While many have praised Left-Tay’s newfound political voice, some feel it is still not enough. Why didn’t she say anything about Kavanaugh? The timing of the post makes it obvious that she was motivated by the hearing, argue others. And Swift’s public statements are generally subtle, poised, and full of subtext. She’s never gonna tweet out “Fuck Donald Trump” or anything similar. However, Swift has been vocal in the past about sexual assault. Why wouldn’t she state anything explicitly about it this time? Of course, she still did not break her silence on the 2016 presidential vote. Can we now safely assume she voted for Hillary? Some simply feel no matter what she says now, it all feels like backtracking and saving face.
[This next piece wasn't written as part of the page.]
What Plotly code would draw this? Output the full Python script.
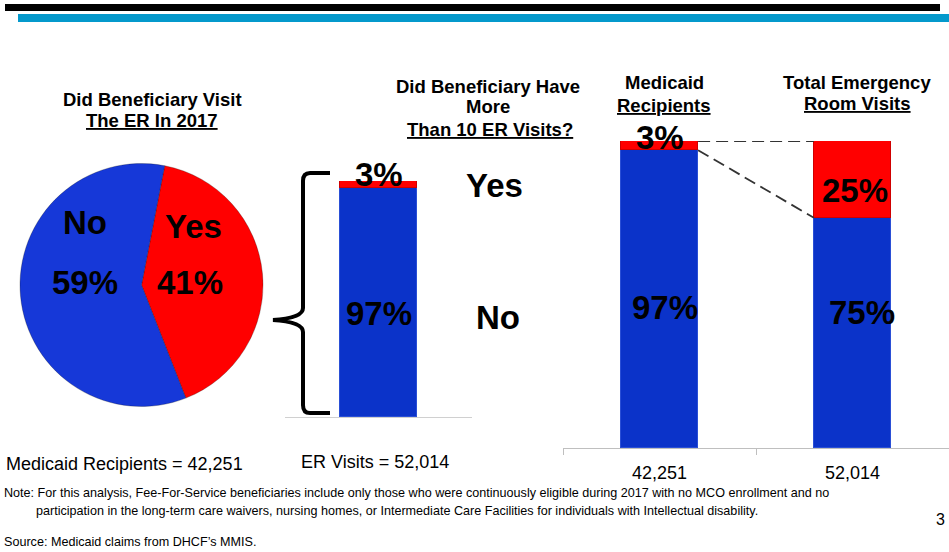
import plotly.graph_objects as go

W, H = 949, 552


def px(x):
    return x / W


def py(y):
    return 1 - y / H


# ---------------- data ----------------
pie_labels = ["Yes", "No"]
pie_values = [41, 59]

mid_labels = ["No", "Yes"]          # stack order bottom -> top
mid_values = [97, 3]

right_categories = ["42,251", "52,014"]
right_no = [97, 75]
right_yes = [3, 25]

medicaid_recipients = "42,251"
er_visits = "52,014"

BLUE = "#0b33c9"
PIE_BLUE = "#1638d8"
RED = "#ff0000"
FONT = "Liberation Sans, Arial, sans-serif"

fig = go.Figure()

# ---------------- pie ----------------
fig.add_trace(go.Pie(
    labels=pie_labels, values=pie_values, sort=False,
    direction="clockwise", rotation=11,
    marker=dict(colors=[RED, PIE_BLUE], line=dict(color="rgba(0,0,0,0.25)", width=1)),
    textinfo="none", hoverinfo="label+percent",
    domain=dict(x=[px(20), px(263)], y=[py(407), py(163)]),
    showlegend=False,
))

# ---------------- middle bar ----------------
fig.add_trace(go.Bar(
    x=["ER"], y=[mid_values[0]], name=mid_labels[0], width=0.41,
    marker=dict(color=BLUE, line=dict(color="#2a4fd6", width=1)),
    xaxis="x", yaxis="y", showlegend=False, hoverinfo="name+y",
))
fig.add_trace(go.Bar(
    x=["ER"], y=[mid_values[1]], name=mid_labels[1], width=0.41,
    marker=dict(color=RED, line=dict(color="#d00000", width=1)),
    xaxis="x", yaxis="y", showlegend=False, hoverinfo="name+y",
))

# ---------------- right bars ----------------
fig.add_trace(go.Bar(
    x=right_categories, y=right_no, name="No", width=0.40,
    marker=dict(color=BLUE, line=dict(color="#2a4fd6", width=1)),
    xaxis="x2", yaxis="y2", showlegend=False, hoverinfo="name+y",
))
fig.add_trace(go.Bar(
    x=right_categories, y=right_yes, name="Yes", width=0.40,
    marker=dict(color=RED, line=dict(color="#d00000", width=1)),
    xaxis="x2", yaxis="y2", showlegend=False, hoverinfo="name+y",
))

shapes = []
# top decorative bars
shapes.append(dict(type="rect", xref="paper", yref="paper",
                   x0=px(5), x1=px(940), y0=py(11), y1=py(4),
                   fillcolor="black", line=dict(width=0), layer="above"))
shapes.append(dict(type="rect", xref="paper", yref="paper",
                   x0=px(18), x1=px(949), y0=py(22), y1=py(14),
                   fillcolor="#0499cc", line=dict(width=0), layer="above"))

# curly brace
brace_pts = [
    ("M", [(330, 173)]), ("L", [(310, 173)]), ("Q", [(303, 173), (303, 181)]),
    ("L", [(303, 308)]), ("Q", [(303, 318), (273, 320)]),
    ("Q", [(303, 322), (303, 332)]), ("L", [(303, 405)]),
    ("Q", [(303, 413), (310, 413)]), ("L", [(330, 413)]),
]
path = " ".join(
    cmd + " " + " ".join(f"{px(a):.5f},{py(b):.5f}" for a, b in pts)
    for cmd, pts in brace_pts
)
shapes.append(dict(type="path", xref="paper", yref="paper", path=path,
                   line=dict(color="black", width=4)))

# dashed connector lines (right chart, from data)
half = 0.40 / 2
shapes.append(dict(type="line", xref="x2", yref="y2",
                   x0=0 + half, y0=right_no[0] + right_yes[0],
                   x1=1 - half, y1=right_no[1] + right_yes[1],
                   line=dict(color="#333333", width=1.8, dash="12px,6px")))
shapes.append(dict(type="line", xref="x2", yref="y2",
                   x0=0 + half, y0=right_no[0],
                   x1=1 - half, y1=right_no[1],
                   line=dict(color="#333333", width=1.8, dash="12px,6px")))

ann = []


def text(x, y, t, size, xanchor="center", color="black"):
    ann.append(dict(x=px(x), y=py(y), xref="paper", yref="paper", text=t,
                    showarrow=False, xanchor=xanchor, yanchor="middle",
                    font=dict(family=FONT, size=size, color=color)))


# titles
text(152, 99, "<b>Did Beneficiary Visit</b>", 18.5)
text(152, 121, "<b><u>The ER In 2017</u></b>", 18.5)
text(488, 86, "<b>Did Beneficiary Have</b>", 18.5)
text(488, 107, "<b>More</b>", 18.5)
text(490, 129, "<b><u>Than 10 ER Visits?</u></b>", 18.5)
text(664, 82, "<b>Medicaid</b>", 18.5)
text(664, 105, "<b><u>Recipients</u></b>", 18.5)
text(857, 82, "<b>Total Emergency</b>", 18.5)
text(857, 104, "<b><u>Room Visits</u></b>", 18.5)

# pie labels
BIG = 33
text(85, 222, f"<b>{pie_labels[1]}</b>", BIG)
text(85, 282, f"<b>{pie_values[1]}%</b>", BIG)
text(193, 226, f"<b>{pie_labels[0]}</b>", BIG)
text(190, 282, f"<b>{pie_values[0]}%</b>", BIG)

# middle bar labels
text(379, 175, f"<b>{mid_values[1]}%</b>", BIG)
text(379, 313, f"<b>{mid_values[0]}%</b>", BIG)
text(495, 186, f"<b>{mid_labels[1]}</b>", BIG)
text(498, 317, f"<b>{mid_labels[0]}</b>", BIG)

# right bar labels
text(660, 137, f"<b>{right_yes[0]}%</b>", BIG)
text(665, 307, f"<b>{right_no[0]}%</b>", BIG)
text(855, 190, f"<b>{right_yes[1]}%</b>", BIG)
text(862, 312, f"<b>{right_no[1]}%</b>", BIG)

# bottom texts
text(4, 464, f"Medicaid Recipients = {medicaid_recipients}", 18, xanchor="left")
text(299, 462, f"ER Visits = {er_visits}", 18, xanchor="left")
text(2, 493, "Note: For this analysis, Fee-For-Service beneficiaries include only those who were "
             "continuously eligible during 2017 with no MCO enrollment and no", 12.6, xanchor="left")
text(34, 511, "participation in the long-term care waivers, nursing homes, or Intermediate Care "
              "Facilities for individuals with Intellectual disability.", 12.6, xanchor="left")
text(940, 519, "3", 16)
text(2, 542, "Source: Medicaid claims from DHCF\u2019s MMIS.", 12.6, xanchor="left")

fig.update_layout(
    width=W, height=H,
    margin=dict(l=0, r=0, t=0, b=0),
    paper_bgcolor="white", plot_bgcolor="white",
    barmode="stack", bargap=0,
    font=dict(family=FONT, color="black"),
    shapes=shapes, annotations=ann,
    xaxis=dict(domain=[px(285), px(472)], anchor="y", type="category",
               showticklabels=False, showline=True, linecolor="#d0d0d0",
               linewidth=1, ticks="", showgrid=False, zeroline=False, fixedrange=True),
    yaxis=dict(domain=[py(417), py(181)], anchor="x", range=[0, 100],
               visible=False, fixedrange=True),
    xaxis2=dict(domain=[px(563), 1.0], anchor="y2", type="category",
                showline=True, linecolor="#bfbfbf", linewidth=1,
                ticks="outside", tickson="boundaries", ticklen=6, tickcolor="#bfbfbf",
                tickfont=dict(family=FONT, size=18, color="black"),
                ticklabelstandoff=8,
                showgrid=False, zeroline=False, fixedrange=True),
    yaxis2=dict(domain=[py(448), py(141)], anchor="x2", range=[0, 100],
                visible=False, fixedrange=True),
)

fig.write_html("out.html")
The endorsement post comes just one day after the record-breaking Reputation Tour’s final North American stop, Arlington, TX. Coincidence? Many think not, accusing her of prioritizing her ticket sales over using her platform to voice support for liberal candidates or causes. It’s not the first time Swift been accused of taking precise and calculated risks for the sake of PR. After all, it could be argued that she voiced support on issues that are relatively “safe” for the majority of her young fanbase — LGBTQ rights, for example — but still made this declaration as a way to address the common criticism for staying silent at key political moments and prioritizing her own money above all else. To take that notion even further, it’s been pointed out that the post, and the stir it caused, boosted sales of not just of Reputation but her entire discography.
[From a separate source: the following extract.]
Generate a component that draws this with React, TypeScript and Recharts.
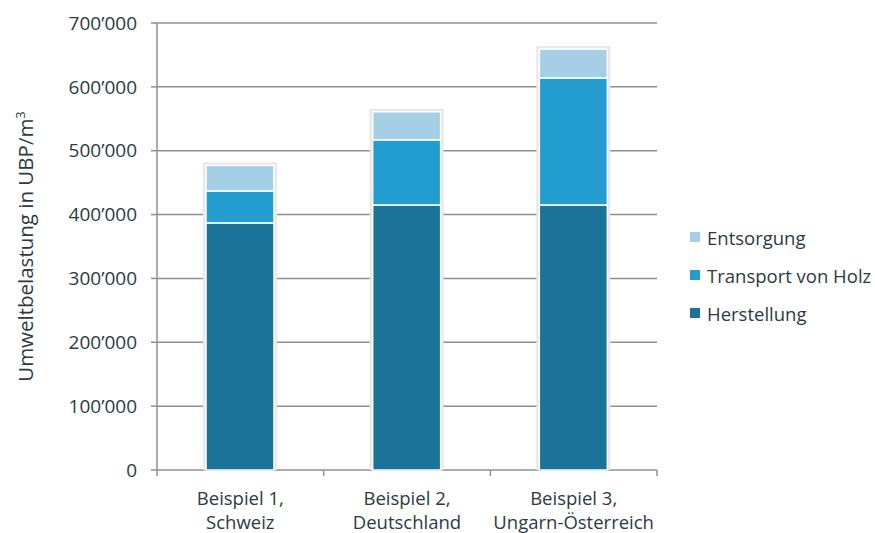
import React from 'react';
import { BarChart, Bar, XAxis, YAxis, CartesianGrid, Legend, Label } from 'recharts';

const categories = ['Beispiel 1,\nSchweiz', 'Beispiel 2,\nDeutschland', 'Beispiel 3,\nUngarn-Österreich'];
const herstellung = [387000, 415000, 415000];
const transport = [50000, 102000, 199000];
const entsorgung = [40000, 44000, 45000];
const yTicks = [0, 100000, 200000, 300000, 400000, 500000, 600000, 700000];

const series = [
  { key: 'herstellung', name: 'Herstellung', color: '#1b7399' },
  { key: 'transport', name: 'Transport von Holz', color: '#239dcf' },
  { key: 'entsorgung', name: 'Entsorgung', color: '#a4cfe7' },
];

const data = categories.map((c, i) => ({
  category: c,
  herstellung: herstellung[i],
  transport: transport[i],
  entsorgung: entsorgung[i],
}));

const W = 875;
const H = 533;
const PLOT_LEFT = 157;
const PLOT_RIGHT = 657;
const PLOT_TOP = 23;
const PLOT_BOTTOM = 470;
const BAND = (PLOT_RIGHT - PLOT_LEFT) / categories.length;
const FONT = '"Open Sans", sans-serif';
const TEXT = '#2c3a43';
const AXIS = '#8f8f8f';

const fmt = (v: number) => (v === 0 ? '0' : `${v / 1000}’000`);

const Segment = (props: any) => {
  const { x, y, width, height, fill } = props;
  if (!height || height <= 0) return null;
  return (
    <g>
      <rect x={x - 3} y={y - 3} width={width + 6} height={height + 3} fill="#e8e8e8" />
      <rect x={x} y={y} width={width} height={height} fill={fill} stroke="#ffffff" strokeWidth={1.5} />
    </g>
  );
};

// tick y arrives offset by the default tick size (6) and margin (2)
const XTick = (props: any) => {
  const { x, y, payload, index } = props;
  const base = y - 8;
  const lines = String(payload.value).split('\n');
  const left = x - BAND / 2;
  const right = x + BAND / 2;
  return (
    <g>
      <line x1={left} y1={base} x2={left} y2={base + 6} stroke={AXIS} strokeWidth={1.5} />
      {index === categories.length - 1 && (
        <line x1={right} y1={base} x2={right} y2={base + 6} stroke={AXIS} strokeWidth={1.5} />
      )}
      {lines.map((l, i) => (
        <text
          key={i}
          x={x}
          y={base + 35 + i * 24}
          textAnchor="middle"
          fill={TEXT}
          fontFamily={FONT}
          fontSize={18.5}
        >
          {l}
        </text>
      ))}
    </g>
  );
};

const YLabel = () => (
  <text
    transform={`translate(33, ${(PLOT_TOP + PLOT_BOTTOM) / 2}) rotate(-90)`}
    textAnchor="middle"
    fill={TEXT}
    fontFamily={FONT}
    fontSize={20.5}
  >
    Umweltbelastung in UBP/m
    <tspan dy={-8} fontSize={13}>3</tspan>
  </text>
);

const legendItems = [...series].reverse();

const LegendContent = () => (
  <div style={{ fontFamily: FONT, fontSize: 18.5, color: TEXT }}>
    {legendItems.map((s) => (
      <div key={s.key} style={{ display: 'flex', alignItems: 'center', height: 38 }}>
        <span style={{ width: 10, height: 10, background: s.color, marginRight: 7, display: 'inline-block' }} />
        <span>{s.name}</span>
      </div>
    ))}
  </div>
);

export default function App() {
  return (
    <div style={{ position: 'absolute', left: 0, top: 0, width: W, height: H, background: '#fff' }}>
      <BarChart
        width={W}
        height={H}
        data={data}
        margin={{ top: PLOT_TOP, right: W - PLOT_RIGHT, bottom: 3, left: 0 }}
      >
        <CartesianGrid vertical={false} stroke={AXIS} strokeWidth={1.5} />
        <XAxis
          dataKey="category"
          interval={0}
          height={H - PLOT_BOTTOM - 3}
          axisLine={false}
          tickLine={false}
          tick={<XTick />}
        />
        <YAxis
          width={PLOT_LEFT}
          domain={[0, 700000]}
          ticks={yTicks}
          tickFormatter={fmt}
          axisLine={{ stroke: AXIS, strokeWidth: 1.5 }}
          tickLine={{ stroke: AXIS, strokeWidth: 1.5 }}
          tickSize={6}
          tickMargin={14}
          tick={{ fill: TEXT, fontFamily: FONT, fontSize: 19 }}
        >
          <Label content={<YLabel />} />
        </YAxis>
        <Legend
          layout="vertical"
          align="center"
          verticalAlign="middle"
          content={<LegendContent />}
          wrapperStyle={{ position: 'absolute', left: 690, top: 218, width: 185 }}
        />
        {series.map((s) => (
          <Bar
            key={s.key}
            dataKey={s.key}
            name={s.name}
            stackId="a"
            fill={s.color}
            barSize={68}
            shape={<Segment />}
            isAnimationActive={false}
          />
        ))}
      </BarChart>
    </div>
  );
}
It’s also notable that her longtime foe (and, with his wife, original “canceller” of her 1989-era reign) Kanye West has recently aligned himself more and more with all things MAGA. But again, is this happenstance? Her publicist undoubtedly has a Google Alert for anything Kanye-related, just in case, and surely Taylor is well aware of the controversy surrounding some of Kanye’s latest tweet storms. It’s about as perfect a time as any to affirm her position in the Democrat camp.
Now, it goes without saying that she took some amount of risk directly endorsing democratic candidates and addressing LGBTQ rights, sexual assault, and racism. There have been consequences. Her klout amongst conservative fans — including Donald Trump — has considerably fallen. Some reacted even more strongly — this video floating around Twitter of a burning 1989 CD jacket comes to mind.
Regardless of the motivation or intended effect, the post has already left a tangible mark on the midterm elections. Multiple sources have reported a major spike in voter registration that correlates with Taylor’s post and the media attention it brought. ABC reports a spike of over 100,000 new registered voters, a good portion of which in Tennessee. In her AMA acceptance speech tonight, she spoke up again, not offering any more endorsements this time but just encouraging AMA voters to make sure to also vote in the midterms.Anything encouraging voter participation, the way I look at it, is unequivocally good.
“In the past I’ve been reluctant to publicly voice my political opinions,” Swift admitted in her original post, “but due to several events in my life and in the world in the past two years, I feel very differently about that now.” Whether or not you really believe this to be true is up to you. But I know for a fact that we’ll be looking to her for a stance when the next major political controversy comes along.
And remember, Taylor. We can hear it in the silence.